If you do live to 100, will your money last as long as you do? What financial steps may help you maintain your retirement savings and income? Consider these ideas.

Keep investing in equities. The S&P 500 does not automatically gain 10% or more each year, but it certainly has the potential to do so in any year. As the benchmark interest rate is still well below 1%, fixed-rate investments are not producing anything close to double-digit returns. Some fixed-rate vehicles are even failing to keep up with the current inflation rate (1.5%). Turning away from equity investments in retirement may seriously hinder the growth of your savings and your level of income. 3

Arrange some kind of pension-like income. If you can retire with a pension, great; if not, you may want other income streams besides Social Security and distributions from investment accounts. Renting out some property may provide it; although, the cost of third-party management can cut into your revenue. Dividends can function like a passive income stream, albeit a highly variable one. Even creating online content may provide residual income.

Hold off filing for Social Security. If you are in reasonably good health and think you may live into your 90s or beyond - and that could prove true for you - then retiring later and claiming Social Security later can make great financial sense. If you wait to claim your benefits at Full Retirement Age (which will range from 66 to 67, depending on your birthdate), you will have fewer years of retirement to fund than if you left work at 62 and claimed benefits immediately. By continuing to work, you are also allowing your retirement savings a few more years to potentially grow and compound when they are at their greatest - so this might be the wisest step of all.
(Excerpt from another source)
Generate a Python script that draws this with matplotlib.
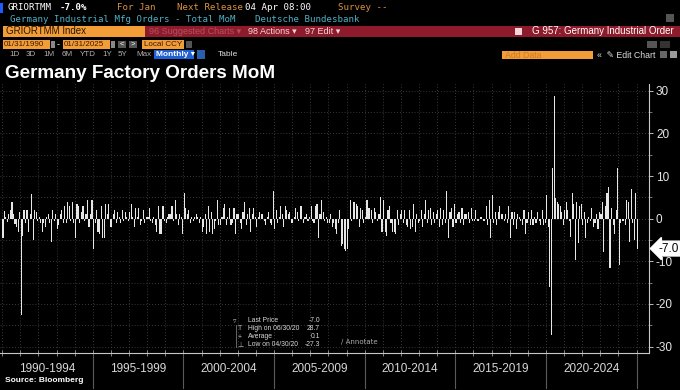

If your savings are large enough, you could try living only off the interest. If your invested assets equal $1 million and your investments return 5% in a year, could you live on that $50,000 plus Social Security or your pension in the succeeding year? You may be able to do that, perhaps easily depending on where you choose to live in retirement. You would not be able to do that every year, of course - you would have to dip into your principal if your portfolio returned almost nothing or took a loss. For every year you manage to live off the equivalent of your investment returns, however, your principal goes untouched.

Funding 35 or 40 years of retirement will be a major financial challenge. The earlier you plan and invest to meet that challenge, the better.